The curators of the Rijksmuseum have brought together, in a much-praised exhibition, the largest number of paintings by Vermeer ever assembled, 28 of the surviving 35 or so generally agreed to be by him. It is a feat of coordination by the organizers and of generosity by the lenders, a gathering unlikely to be repeated in this generation at such a scale.

But I had not been keen on seeing the exhibition, and the reasons why not began to accumulate. The entire run of tickets, some 450,000 of them, sold out within a few weeks of the opening, and even if I did manage to get one, the galleries were sure to be crowded. I was also skeptical of the bluntly narrow focus of the exhibition: a painting by Vermeer, followed by another, followed by another; most successful exhibitions need more context than this. But what was really beginning to grate on me was the breathless critical acclaim. The name Vermeer is, by now, a shorthand for artistic excellence and so much of the praise for the exhibition sounded like emotional shorthand too. Greatness, perfection, sublimity: the appropriate vocabulary for a certain kind of cultural experience. Those who had seen the show were envied by those who hadn’t. That it represented a “once in a lifetime” experience was taken as gospel. (And yet, how many of our best encounters with art have happened in a minor museum on a quiet day? What moment, fully inhabited, isn’t “once in a lifetime”?) The idea that the images were wonderful had somehow gotten mixed up with the dogma that the images were nothing but wonderful. Amid all this rapturous consensus, critical dissent was hard to come by.

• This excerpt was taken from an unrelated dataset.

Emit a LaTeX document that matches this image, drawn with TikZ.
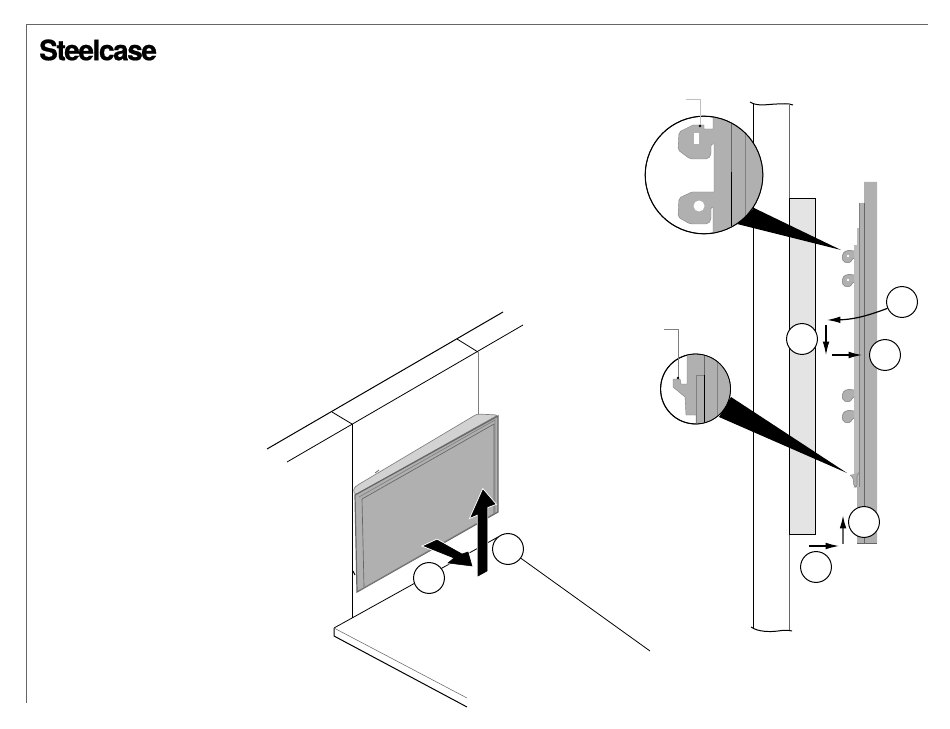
\documentclass[tikz,border=0pt]{standalone}
\usepackage{fontspec}
\newfontfamily\logofont[LetterSpace=-5,BoldFeatures={FakeBold=0.7}]{TeX Gyre Heros}
\usetikzlibrary{arrows.meta}
\usetikzlibrary{positioning}
\definecolor{steelgray}{HTML}{B0B0B0}
\definecolor{edgegray}{HTML}{BCBCBC}
\definecolor{framegray}{HTML}{666666}
\definecolor{panelgray}{HTML}{E4E4E4}
\definecolor{topgray}{HTML}{D2D2D2}
\tikzset{
    callout/.style={circle, draw, fill=white, line width=0.75pt, minimum size=31*0.7484pt, inner sep=0pt},
    thinline/.style={line width=0.75pt},
    leader/.style={line width=0.5pt, gray},
    bigarrow/.style={fill=black, preaction={draw=white, line width=1.8pt}, line join=miter},
    smallarrow/.style={-{Latex[length=10pt,width=5pt,black]}, line width=0.9pt},
    hookpart/.style={fill=steelgray, draw=gray, line width=0.4pt, rounded corners=1.5pt}
}

\begin{document}
\begin{tikzpicture}[x=0.0264cm, y=-0.0264cm]
  \useasboundingbox (0,0) rectangle (950,729);
  \draw[framegray, line width=0.6pt] (26,703) -- (26,24) -- (928,24);
  \node[anchor=west, inner sep=0pt, font=\logofont\bfseries\fontsize{21}{21}\selectfont] (logo) at (39,50) {Steelcase};

  \draw[thinline] (267,449) -- (503,312);
  \draw[line width=0.6pt] (287,462) -- (523,325);
  \draw[line width=0.6pt] (332,412) -- (352,424);
  \draw[line width=0.6pt] (457,339) -- (478,352);
  \draw[line width=0.6pt] (352,424) -- (352,618);
  \draw[gray, thinline] (478,352) -- (478,415);
  \draw[line width=0.6pt] (334,628) -- (498,537);
  \draw[thinline] (334,628) -- (334,636) -- (467,707);
  \draw[framegray, line width=0.4pt] (334,628) -- (467,698);

  \draw[fill=topgray, draw=gray, line width=0.5pt, rounded corners=2pt] (353,490) -- (356,486) -- (477,414) -- (498,415) -- (355,495) -- cycle;
  \draw[fill=steelgray, draw=framegray, line width=0.9pt] (355,495) -- (498,416) -- (498,512) -- (357,592) -- cycle;
  \draw[gray, line width=0.5pt] (359,497) -- (495,420) -- (495,513) -- (360,590);
  \draw[framegray, line width=0.5pt] (362,499) -- (494,424) -- (494,513);
  \draw[framegray, line width=0.5pt] (362,499) -- (364,587);
  \draw[framegray, line width=0.6pt] (375,473) -- (379,470);
  \draw[black, line width=0.8pt] (353,571) -- (355,575);

  \draw[bigarrow] (424,546) -- (437,540) -- (462,554) -- (468,552) -- (472,566) -- (448,563) -- (454,558) -- cycle;
  \draw[bigarrow] (478,576) -- (487,571) -- (487,507) -- (495,504) -- (483,490) -- (471,517) -- (478,514) -- cycle;

  \node[callout] (liftcall) at (429,578) {};
  \node[callout] (pullcall) at (508,549) {};
  \coordinate (pullend) at (650,651);
  \draw[line width=0.6pt] (pullcall) -- (pullend);

  \draw[thinline] (750,102) .. controls (757,107) and (770,104) .. (777,104) .. controls (782,104) and (788,103) .. (793,105);
  \draw[thinline] (753.7,103) -- (753.7,628);
  \draw[framegray, thinline] (789,104) -- (789,630);
  \draw[thinline] (751,627) .. controls (758,632) and (770,632) .. (778,631) .. controls (784,630) and (788,630) .. (792,631);
  \draw[fill=panelgray, thinline] (789,199) rectangle (815.5,534);

  \fill[edgegray] (854,245) rectangle (860,487);
  \fill[edgegray] (857,228) rectangle (860,245);
  \fill[steelgray] (864,182) -- (877,182) -- (877,543) -- (857,543) -- (857,487) -- (860,487) -- (860,203) -- (864,203) -- cycle;
  \draw[framegray, line width=0.5pt] (864,203) -- (864,543);
  \draw[gray, line width=0.4pt] (859.5,203) -- (859.5,487);
  \draw[framegray, line width=0.6pt] (857,543) -- (877,543);
  \foreach \hooky/\hookh in {250/1,274/1,389/0,410/0} {
    \filldraw[hookpart, shift={(0,\hooky)}] (854,1) -- (847,0) -- (842,4) -- (843,12) -- (851,13) -- (852,8) -- (854,8);
    \ifnum\hookh=1 \fill[white, shift={(0,\hooky)}] (848,6) circle (1.3); \fi
  }
  \filldraw[hookpart] (850,475) -- (853,477) -- (854,487) -- (857,487) -- (857,474) -- (860,472);

  \fill (754,208) -- (841,250) -- (737,224) -- cycle;
  \fill (731,397) -- (847,473) -- (719,417) -- cycle;

  \node[circle, draw, fill=white, thinline, minimum size=118*0.7484pt, inner sep=0pt] (zoomtop) at (704,175) {};
  \begin{scope}
    \clip (704,175) circle (58.5);
    \filldraw[fill=steelgray, draw=gray, line width=0.3pt] (713,110) -- (713,129) -- (704,129) -- (704,125) -- (693,125) [rounded corners=1.5pt] -- (679,132) -- (678,150) -- (690,159) -- (708,159) -- (711,155) -- (711,144) [sharp corners] -- (714,144) -- (714,192) -- (692,192) [rounded corners=1.5pt] -- (679,198) -- (678,217) -- (690,224) -- (708,224) -- (711,220) -- (711,207) [sharp corners] -- (713,207) -- (713,240) -- (770,240) -- (770,110) -- cycle;
    \fill[white] (694,133) rectangle (699,144);
    \fill[white] (699,206) circle (5.5);
    \draw[framegray, line width=0.6pt] (731,110) -- (731,240);
    \draw[black, line width=0.6pt] (731,172) -- (731,226);
    \draw[gray, line width=0.6pt] (745,110) -- (745,240);
  \end{scope}
  \draw[line width=0.6pt] (704,175) circle (58.7);
  \coordinate (topdot) at (700,126);
  \coordinate (toptab) at (686,99);
  \draw[gray!50, line width=0.5pt] (toptab) -- (700,99) -- (topdot);
  \fill (topdot) circle (1.3);

  \node[circle, draw, fill=white, thinline, minimum size=70*0.7484pt, inner sep=0pt] (zoombot) at (695.5,389) {};
  \begin{scope}
    \clip (695.5,389) circle (34.7);
    \filldraw[fill=steelgray, draw=gray, line width=0.3pt] (687,350) -- (687,384) -- (681,384) -- (680,379) -- (673,379) -- (673,387) -- (685,397) -- (686,415) -- (696,415) -- (696,430) -- (735,430) -- (735,350) -- cycle;
    \draw[gray, line width=0.5pt] (696,430) -- (696,375) -- (704,375);
    \draw[framegray, line width=0.5pt] (704,350) -- (704,430);
    \draw[black, line width=0.6pt] (704,375) -- (704,424);
    \draw[gray, line width=0.6pt] (717,350) -- (717,430);
  \end{scope}
  \draw[line width=0.6pt] (695.5,389) circle (35);
  \coordinate (botdot) at (678,378);
  \coordinate (bottab) at (664,329);
  \draw[leader] (bottab) -- (678,329) -- (botdot);
  \fill (botdot) circle (1.3);

  \node[callout] (swingcall) at (902,302) {};
  \node[callout] (dropcall) at (802,339) {};
  \node[callout] (pushcall) at (885,355) {};
  \node[callout] (raisecall) at (864,522) {};
  \node[callout] (slidecall) at (816,567) {};

  \coordinate (swingend) at (827,320);
  \coordinate (dropstart) at (826,325);
  \coordinate (dropend) at (826,355);
  \coordinate (pushstart) at (832,355);
  \coordinate (pushend) at (862,355);
  \coordinate (slidestart) at (809,546);
  \coordinate (slideend) at (839,546);
  \coordinate (raisestart) at (843,544);
  \coordinate (raiseend) at (843,515);
  \draw[smallarrow] (swingcall) to[bend left=10] (swingend);
  \draw[smallarrow] (dropstart) -- (dropend);
  \draw[smallarrow] (pushstart) -- (pushend);
  \draw[smallarrow] (slidestart) -- (slideend);
  \draw[smallarrow, framegray, line width=1.3pt] (raisestart) -- (raiseend);
\end{tikzpicture}
\end{document}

But some Dutch friends arranged entry for me, weakening my resolve. Then, Martine Gosselink, director of the Mauritshuis (home of “Girl With a Pearl Earring” and one of the major museum lenders to the exhibition), invited me to walk through the exhibition with her after hours. Well, refusal at that point would have been absurd. Late in the afternoon on March 13, joined by a friend, we entered the exhibition. The last wave of regular visitors was ushered out, and there we were, three lucky viewers, with 28 Vermeers.

He was not prolific: He is thought to have made as few as 42 paintings in all. It’s reasonable to assume, as art historians did for a long time, that this slow rate of production was a consequence of a particularly meticulous technique. But X-rays and infrared imaging show that he made swift underpaintings and very few preparatory drawings. So what was he doing with all that extra time? For one thing, he had a day job as an art dealer, the profession he inherited from his father. For another, he was himself father to as many as 15 children (11 of whom outlived him). The household must have been noisy. Against the implied backdrop of that noise, the astonishing and self-possessed pictures arrive, two or three of them a year. These are pictures that seem to be doing things with light that no pictures had ever done before. The art historian Lawrence Gowing describes it as a certain heedlessness of subject, a certain faithfulness to pure appearance: “Vermeer seems almost not to care, or not even to know, what it is that he is painting. What do men call this wedge of light? A nose? A finger? What do we know of its shape? To Vermeer none of this matters, the conceptual world of names and knowledge is forgotten, nothing concerns him but what is visible, the tone, the wedge of light.”